Requirements: It is required that the lines from the top of the listing through the line with "domain free decay" be reproduced exactly, excluding pictures.

Records with drawing code
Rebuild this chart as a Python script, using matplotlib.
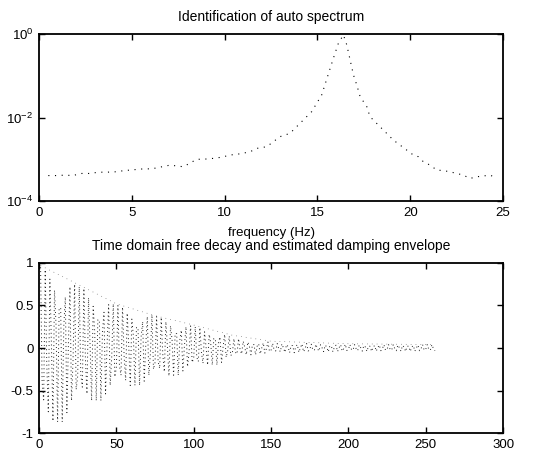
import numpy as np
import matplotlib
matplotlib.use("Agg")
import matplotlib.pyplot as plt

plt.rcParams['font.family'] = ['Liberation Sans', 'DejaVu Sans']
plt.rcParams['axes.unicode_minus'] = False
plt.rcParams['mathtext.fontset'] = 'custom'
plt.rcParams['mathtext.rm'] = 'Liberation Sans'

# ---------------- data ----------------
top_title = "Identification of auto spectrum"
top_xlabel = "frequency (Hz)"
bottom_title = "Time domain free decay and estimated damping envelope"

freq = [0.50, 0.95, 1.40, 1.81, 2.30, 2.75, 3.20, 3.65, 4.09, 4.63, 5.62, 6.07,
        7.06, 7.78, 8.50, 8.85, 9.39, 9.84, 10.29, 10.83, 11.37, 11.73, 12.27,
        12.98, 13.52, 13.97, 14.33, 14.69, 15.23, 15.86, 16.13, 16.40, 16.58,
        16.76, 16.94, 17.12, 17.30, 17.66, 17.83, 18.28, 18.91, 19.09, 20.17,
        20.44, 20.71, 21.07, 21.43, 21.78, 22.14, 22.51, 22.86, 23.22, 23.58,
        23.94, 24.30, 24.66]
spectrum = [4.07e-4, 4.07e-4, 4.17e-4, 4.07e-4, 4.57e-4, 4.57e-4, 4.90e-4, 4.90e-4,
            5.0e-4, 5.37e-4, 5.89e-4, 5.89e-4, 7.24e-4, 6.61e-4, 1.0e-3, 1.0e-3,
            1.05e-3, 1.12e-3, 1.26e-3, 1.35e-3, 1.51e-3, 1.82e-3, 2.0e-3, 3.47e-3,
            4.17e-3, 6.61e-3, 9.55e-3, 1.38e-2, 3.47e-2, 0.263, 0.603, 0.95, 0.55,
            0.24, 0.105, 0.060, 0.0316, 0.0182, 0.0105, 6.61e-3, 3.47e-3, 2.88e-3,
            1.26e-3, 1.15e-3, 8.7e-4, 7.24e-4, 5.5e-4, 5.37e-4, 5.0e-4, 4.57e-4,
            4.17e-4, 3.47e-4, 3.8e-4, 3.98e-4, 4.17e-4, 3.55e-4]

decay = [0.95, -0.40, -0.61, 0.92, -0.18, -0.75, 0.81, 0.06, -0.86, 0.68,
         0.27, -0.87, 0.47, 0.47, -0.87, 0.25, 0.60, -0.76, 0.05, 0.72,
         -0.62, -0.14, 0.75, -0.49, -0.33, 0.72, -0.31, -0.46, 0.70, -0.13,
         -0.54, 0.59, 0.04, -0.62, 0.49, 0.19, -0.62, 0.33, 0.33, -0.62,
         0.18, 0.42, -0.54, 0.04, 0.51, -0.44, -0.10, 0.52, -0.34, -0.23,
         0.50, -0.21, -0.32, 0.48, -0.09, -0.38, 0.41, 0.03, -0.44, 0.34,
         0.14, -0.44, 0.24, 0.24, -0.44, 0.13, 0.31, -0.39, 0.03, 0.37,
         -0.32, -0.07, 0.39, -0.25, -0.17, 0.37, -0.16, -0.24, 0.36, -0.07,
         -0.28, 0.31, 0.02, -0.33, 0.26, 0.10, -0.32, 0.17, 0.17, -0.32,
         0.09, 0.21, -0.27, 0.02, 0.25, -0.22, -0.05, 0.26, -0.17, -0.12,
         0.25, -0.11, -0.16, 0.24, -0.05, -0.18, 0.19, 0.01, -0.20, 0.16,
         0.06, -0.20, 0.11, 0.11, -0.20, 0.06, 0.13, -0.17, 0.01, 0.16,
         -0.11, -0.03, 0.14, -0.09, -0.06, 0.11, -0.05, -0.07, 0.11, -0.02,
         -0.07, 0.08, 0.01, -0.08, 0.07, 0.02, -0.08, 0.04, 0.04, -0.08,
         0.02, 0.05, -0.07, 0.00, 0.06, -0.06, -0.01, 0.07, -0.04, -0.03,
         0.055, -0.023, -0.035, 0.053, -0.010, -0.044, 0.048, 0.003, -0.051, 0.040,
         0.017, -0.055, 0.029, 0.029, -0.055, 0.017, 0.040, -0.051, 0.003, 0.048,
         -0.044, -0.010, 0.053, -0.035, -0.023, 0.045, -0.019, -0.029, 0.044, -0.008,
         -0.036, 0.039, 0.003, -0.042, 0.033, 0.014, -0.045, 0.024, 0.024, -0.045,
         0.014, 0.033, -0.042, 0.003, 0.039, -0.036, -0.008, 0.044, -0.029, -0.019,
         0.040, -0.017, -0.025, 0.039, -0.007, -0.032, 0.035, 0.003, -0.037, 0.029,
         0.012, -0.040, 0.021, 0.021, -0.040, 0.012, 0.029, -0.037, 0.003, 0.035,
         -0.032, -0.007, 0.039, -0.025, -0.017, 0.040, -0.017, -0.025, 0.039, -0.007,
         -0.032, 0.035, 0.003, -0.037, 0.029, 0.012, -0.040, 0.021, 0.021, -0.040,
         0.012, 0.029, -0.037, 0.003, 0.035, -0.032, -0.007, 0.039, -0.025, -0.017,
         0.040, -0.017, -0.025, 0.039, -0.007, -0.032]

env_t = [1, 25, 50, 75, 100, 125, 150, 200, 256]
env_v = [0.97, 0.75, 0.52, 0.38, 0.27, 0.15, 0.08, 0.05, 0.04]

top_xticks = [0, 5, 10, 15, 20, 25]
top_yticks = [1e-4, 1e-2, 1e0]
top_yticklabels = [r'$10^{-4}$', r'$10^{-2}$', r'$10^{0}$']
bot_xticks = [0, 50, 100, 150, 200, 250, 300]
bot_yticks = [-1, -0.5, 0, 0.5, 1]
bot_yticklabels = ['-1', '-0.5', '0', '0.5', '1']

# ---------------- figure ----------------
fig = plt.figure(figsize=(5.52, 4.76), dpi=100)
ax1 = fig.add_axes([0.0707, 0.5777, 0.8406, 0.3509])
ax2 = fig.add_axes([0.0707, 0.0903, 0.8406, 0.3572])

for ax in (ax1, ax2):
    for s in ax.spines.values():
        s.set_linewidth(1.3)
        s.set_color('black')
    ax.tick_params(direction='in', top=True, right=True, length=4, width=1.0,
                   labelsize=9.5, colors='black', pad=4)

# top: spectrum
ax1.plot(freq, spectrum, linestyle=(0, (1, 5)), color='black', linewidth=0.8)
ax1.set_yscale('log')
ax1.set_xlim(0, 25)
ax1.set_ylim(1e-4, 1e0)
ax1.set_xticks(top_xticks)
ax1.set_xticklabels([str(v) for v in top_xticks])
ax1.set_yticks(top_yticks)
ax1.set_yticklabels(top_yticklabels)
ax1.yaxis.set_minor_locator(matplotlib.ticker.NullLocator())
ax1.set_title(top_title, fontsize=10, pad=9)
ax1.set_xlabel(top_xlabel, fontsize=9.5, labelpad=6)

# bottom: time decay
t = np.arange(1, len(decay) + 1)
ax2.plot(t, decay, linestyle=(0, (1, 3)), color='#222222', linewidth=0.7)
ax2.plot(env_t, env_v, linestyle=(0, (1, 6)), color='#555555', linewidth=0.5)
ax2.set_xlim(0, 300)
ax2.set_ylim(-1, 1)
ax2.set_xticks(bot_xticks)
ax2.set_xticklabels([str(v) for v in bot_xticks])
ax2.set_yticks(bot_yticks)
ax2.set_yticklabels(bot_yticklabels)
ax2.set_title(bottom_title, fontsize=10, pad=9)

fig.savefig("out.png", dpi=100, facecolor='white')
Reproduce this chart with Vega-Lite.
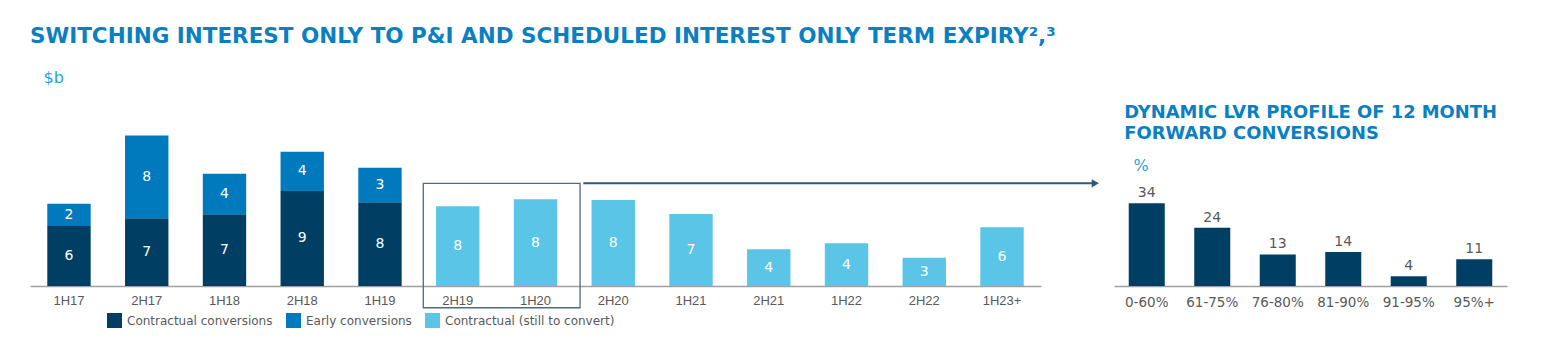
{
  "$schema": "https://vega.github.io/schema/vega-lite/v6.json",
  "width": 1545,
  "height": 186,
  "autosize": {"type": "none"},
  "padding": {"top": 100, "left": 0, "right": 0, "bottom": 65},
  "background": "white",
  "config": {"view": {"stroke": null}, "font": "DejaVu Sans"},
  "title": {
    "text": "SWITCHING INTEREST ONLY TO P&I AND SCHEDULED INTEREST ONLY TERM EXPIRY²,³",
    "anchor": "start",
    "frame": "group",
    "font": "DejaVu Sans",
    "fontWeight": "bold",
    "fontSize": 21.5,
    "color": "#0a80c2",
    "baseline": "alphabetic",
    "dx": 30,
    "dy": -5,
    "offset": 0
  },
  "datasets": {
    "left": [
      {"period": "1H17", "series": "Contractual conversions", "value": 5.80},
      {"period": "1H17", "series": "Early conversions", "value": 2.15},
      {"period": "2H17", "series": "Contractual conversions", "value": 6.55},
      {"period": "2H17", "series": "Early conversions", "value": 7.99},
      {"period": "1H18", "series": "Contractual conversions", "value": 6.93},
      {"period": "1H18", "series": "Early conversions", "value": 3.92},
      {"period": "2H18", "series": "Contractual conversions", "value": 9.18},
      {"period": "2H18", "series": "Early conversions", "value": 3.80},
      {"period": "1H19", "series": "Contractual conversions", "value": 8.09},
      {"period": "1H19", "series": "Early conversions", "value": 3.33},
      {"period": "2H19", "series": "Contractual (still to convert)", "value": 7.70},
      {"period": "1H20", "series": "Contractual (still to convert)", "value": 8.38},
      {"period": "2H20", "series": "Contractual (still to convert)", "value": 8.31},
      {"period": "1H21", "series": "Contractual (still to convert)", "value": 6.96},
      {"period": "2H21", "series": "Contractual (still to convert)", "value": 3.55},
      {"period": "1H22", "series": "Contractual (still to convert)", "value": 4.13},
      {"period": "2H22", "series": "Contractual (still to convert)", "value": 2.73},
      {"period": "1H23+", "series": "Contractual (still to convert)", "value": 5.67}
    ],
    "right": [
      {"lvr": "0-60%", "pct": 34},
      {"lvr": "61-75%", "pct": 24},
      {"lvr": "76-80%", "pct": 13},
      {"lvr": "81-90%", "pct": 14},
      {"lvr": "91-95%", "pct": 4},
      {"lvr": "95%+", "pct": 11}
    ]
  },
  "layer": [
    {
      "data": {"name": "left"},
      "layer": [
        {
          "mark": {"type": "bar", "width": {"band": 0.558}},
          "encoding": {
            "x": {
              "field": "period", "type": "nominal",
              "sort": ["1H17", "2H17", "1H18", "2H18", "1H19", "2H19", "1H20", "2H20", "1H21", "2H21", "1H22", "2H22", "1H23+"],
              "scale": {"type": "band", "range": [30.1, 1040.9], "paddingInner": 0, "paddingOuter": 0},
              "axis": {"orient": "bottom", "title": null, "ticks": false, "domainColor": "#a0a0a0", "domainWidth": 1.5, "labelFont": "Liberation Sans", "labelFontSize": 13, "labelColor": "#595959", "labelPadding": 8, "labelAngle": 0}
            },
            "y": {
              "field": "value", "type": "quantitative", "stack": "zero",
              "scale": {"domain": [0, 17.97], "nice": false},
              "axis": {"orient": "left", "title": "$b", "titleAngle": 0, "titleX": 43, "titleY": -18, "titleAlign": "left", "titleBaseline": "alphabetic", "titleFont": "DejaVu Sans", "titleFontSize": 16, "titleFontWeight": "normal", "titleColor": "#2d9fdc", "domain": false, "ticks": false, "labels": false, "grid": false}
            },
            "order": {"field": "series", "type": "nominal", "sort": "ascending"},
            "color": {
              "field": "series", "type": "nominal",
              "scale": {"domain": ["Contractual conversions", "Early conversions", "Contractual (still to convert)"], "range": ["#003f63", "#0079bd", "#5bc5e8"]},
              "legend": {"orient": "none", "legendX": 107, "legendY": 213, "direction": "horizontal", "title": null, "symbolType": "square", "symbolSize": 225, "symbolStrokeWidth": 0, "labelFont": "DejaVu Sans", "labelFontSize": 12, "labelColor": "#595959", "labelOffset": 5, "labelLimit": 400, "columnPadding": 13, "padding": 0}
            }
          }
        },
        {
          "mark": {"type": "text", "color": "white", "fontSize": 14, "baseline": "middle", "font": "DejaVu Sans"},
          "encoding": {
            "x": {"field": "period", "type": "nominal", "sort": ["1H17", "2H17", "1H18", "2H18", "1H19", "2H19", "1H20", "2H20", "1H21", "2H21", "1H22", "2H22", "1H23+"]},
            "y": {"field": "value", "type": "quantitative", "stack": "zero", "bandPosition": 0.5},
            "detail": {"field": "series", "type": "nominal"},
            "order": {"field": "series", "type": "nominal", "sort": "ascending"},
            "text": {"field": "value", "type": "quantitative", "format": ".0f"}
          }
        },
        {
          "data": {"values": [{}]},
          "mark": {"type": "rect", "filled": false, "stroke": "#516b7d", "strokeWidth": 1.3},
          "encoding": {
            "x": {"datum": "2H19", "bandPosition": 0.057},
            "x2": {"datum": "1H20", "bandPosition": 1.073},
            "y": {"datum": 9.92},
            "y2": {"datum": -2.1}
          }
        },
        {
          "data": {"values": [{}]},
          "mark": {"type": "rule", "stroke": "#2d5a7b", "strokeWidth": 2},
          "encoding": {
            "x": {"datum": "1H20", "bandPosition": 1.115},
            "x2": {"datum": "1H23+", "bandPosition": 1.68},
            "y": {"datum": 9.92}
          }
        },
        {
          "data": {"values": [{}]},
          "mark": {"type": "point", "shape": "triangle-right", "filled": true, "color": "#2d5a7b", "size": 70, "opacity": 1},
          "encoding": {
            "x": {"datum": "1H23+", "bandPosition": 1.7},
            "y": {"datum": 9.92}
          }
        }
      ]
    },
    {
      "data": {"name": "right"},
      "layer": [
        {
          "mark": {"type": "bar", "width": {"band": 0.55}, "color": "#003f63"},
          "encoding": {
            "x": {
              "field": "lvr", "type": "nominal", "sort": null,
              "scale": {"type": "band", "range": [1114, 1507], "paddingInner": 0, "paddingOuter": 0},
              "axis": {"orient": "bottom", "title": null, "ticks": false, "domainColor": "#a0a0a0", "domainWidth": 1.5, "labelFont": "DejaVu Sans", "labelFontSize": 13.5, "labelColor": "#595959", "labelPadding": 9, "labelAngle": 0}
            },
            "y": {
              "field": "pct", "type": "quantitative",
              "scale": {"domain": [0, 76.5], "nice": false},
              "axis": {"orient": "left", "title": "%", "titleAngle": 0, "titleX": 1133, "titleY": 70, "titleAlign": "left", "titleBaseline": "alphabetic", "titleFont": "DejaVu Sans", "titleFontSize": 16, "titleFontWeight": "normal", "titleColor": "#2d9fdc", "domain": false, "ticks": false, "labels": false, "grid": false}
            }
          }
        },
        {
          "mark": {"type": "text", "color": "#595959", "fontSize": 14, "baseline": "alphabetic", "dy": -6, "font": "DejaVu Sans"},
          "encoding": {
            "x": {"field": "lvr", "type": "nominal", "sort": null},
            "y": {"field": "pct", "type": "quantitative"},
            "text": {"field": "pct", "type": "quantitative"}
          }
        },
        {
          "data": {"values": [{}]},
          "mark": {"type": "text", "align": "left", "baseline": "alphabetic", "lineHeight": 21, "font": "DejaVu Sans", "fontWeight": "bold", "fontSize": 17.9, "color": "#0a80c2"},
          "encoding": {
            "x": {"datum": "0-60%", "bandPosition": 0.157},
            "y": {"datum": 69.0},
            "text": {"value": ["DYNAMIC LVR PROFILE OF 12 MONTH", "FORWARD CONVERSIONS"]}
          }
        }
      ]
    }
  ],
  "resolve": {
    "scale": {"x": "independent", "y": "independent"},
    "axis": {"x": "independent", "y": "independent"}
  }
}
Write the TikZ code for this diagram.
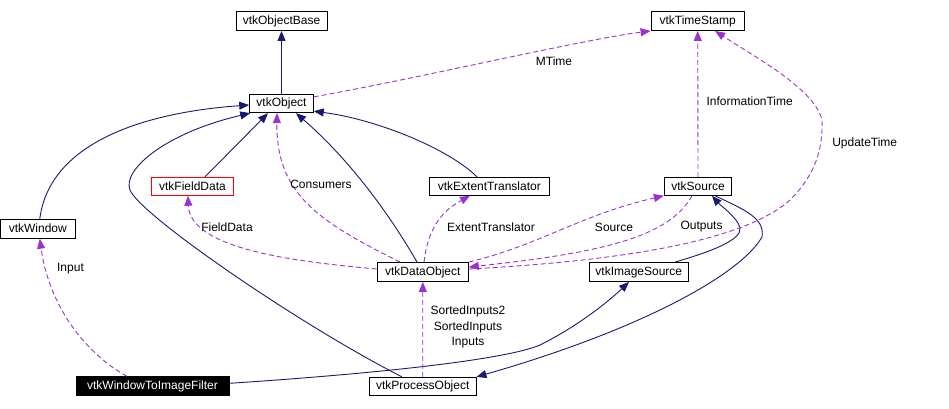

Finished answer:
Rebuild this chart as a Python script, using matplotlib.
import numpy as np
import matplotlib
matplotlib.use("Agg")
import matplotlib.pyplot as plt

plt.rcParams['font.family'] = ['Liberation Sans', 'DejaVu Sans']
plt.rcParams['axes.unicode_minus'] = False
plt.rcParams['mathtext.fontset'] = 'custom'
plt.rcParams['mathtext.rm'] = 'Liberation Sans'

# ---------------- data ----------------
top_title = "Identification of auto spectrum"
top_xlabel = "frequency (Hz)"
bottom_title = "Time domain free decay and estimated damping envelope"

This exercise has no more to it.